Cari lettori,

a livello personale e sociale, questi sono giorni di grande preoccupazione, grigi e difficili. Eppure, non son qui per lasciarvi uno scritto disperato e afflitto, ma, bensì, per parlarvi di cinema; dopottutto, i momenti bui ci son per tutti e, dato che il buio (in sala) è premessa indispensabile per far partire un film, ne ho approfittato per vederne qualcuno del caro vecchio Ken Loach.

La sua carriera e il suo cinema sono strettamente legate all’operato politico della Tatcher; in particolare, negli anni Ottanta, gira una serie di documentari sui rapporti tra i sindacati e il governo, molti dei quali non andarono mai in onda. Per dirla in sintesi e brutalmente, egli ritiene che la signora debba essere maledetta per la posizione presa nella guerra di classe del XX secolo, ovverosia per aver deciso che i ricchi fossero sempre più ricchi e i poveri sempre più poveri (e avessero sempre meno diritti). Esteticamente porta avanti questa critica, raccontando storie che hanno per protagonisti membri della classe lavoratrice, che si barcamenano tra lavori sempre più incerti, insicuri e pericolosi, nel tentativo di dare spazio a un po’ di bellezza per la loro vita affettiva.
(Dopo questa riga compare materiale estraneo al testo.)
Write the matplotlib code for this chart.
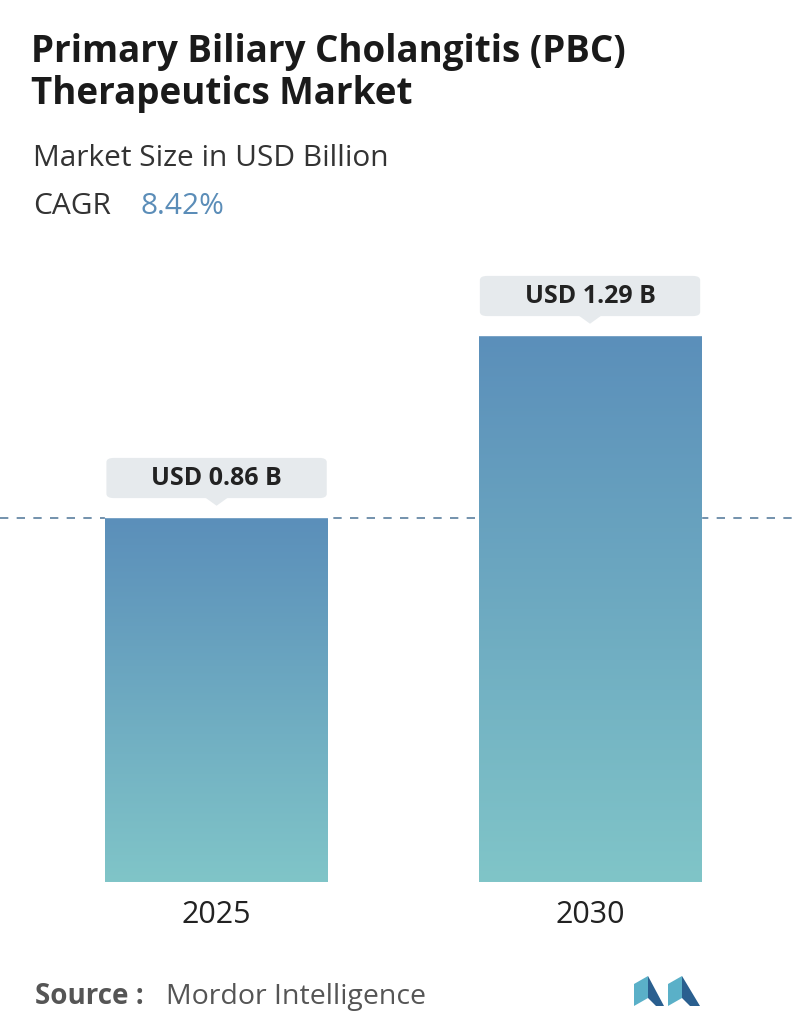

Nel frattempo, dopo che la lady di ferro è spirata e ha ormai chiuso gli occhi per sempre, la società inglese non inverte rotta e Loach continua a raccontare storie della classe lavoratrice a modo suo.

Da queste storie vengono tratti film che viaggiano tra il dramma e la commedia, a volte oscillando maggiormente da una parte, a volte dall’altra. A volte suscitano rabbia, altre volte un riso, spesso amaro, e un po’ di speranza.

Ebbene, se questa sera vi sentite inclini al secondo genere di film e emozioni, La “parte” degli angeli può fare al caso vostro.

Si racconta la storia di Robbie, Albert, Mo, Rhyno e altri che come loro sono stati citati in giudizio per piccoli reati. Tutti, giustamente o ingiustamente, sbandati o sfortunati, vengono condannati a tante ore di lavori socialmente utili. Tutti lavoreranno sotto la guida e ala protettiva di Harry, un sessantenne, allenatore di una squadra di calcio amatoriale e profondo conoscitore di whiskey, che tratta loro con schiettezza e affetto, proprio come se fossero i giocatori della sua squadra.

Probabilmente, girando il film, il nostro regista ha voluto dare una risposta a chi si chiede in che modo, secondo lui, si possa squarciare il grigiore dell'esistenza della società di cui si è detto qualche riga fa.

“Someone gave me a chance once and it changed my life. And it sure sounds like you two could do with some luck.”

Si dice in un momento del film, e Harry offre ai Robbie solo la prima di queste possibilità di rialzarsi.

Sì, rialzarsi, perché la situazione per Robbie (e per gli altri) non è per nulla semplice. Quando la fidanzata Leonie dà alla luce il loro primo figlio, Robert viene pestato dagli zii e dal padre della fidanzata che non lo vogliono nella famiglia. Non basta, Robbie è perseguitato da altri suio vecchi nemici: insomma, i fantasmi del passato son dappertutto nel vecchio quartiere e la strada della redenzione si mostra ricca di insidie.

Ciononostante, la fiducia di Harry in Robbie è forte e generosa, quindi, per festeggiare l'arrivo del figlio, introduce il neopapà, Robbie, alla religione degli amanti del whiskey.

Dove, come e quando quest'ultimo riuscirà finalmente a rialzarsi e a cambiare vita viene mostrato nel film in una storia che viaggia tra alti e bassi, attimi di tensione e sorpresa, situazioni comiche e grottesche.

Grottesche perché i nostri protagonisti, in fondo, sono dei bravi balordi che si son cacciati nei guai e provano ad uscirne, perlopiù in modo comico e scanzonato. La loro storia fa bene allo spirito e per questo vi consiglio di conoscerla guardando e ascoltando le sue immagini e le sue parole a cuore aperto.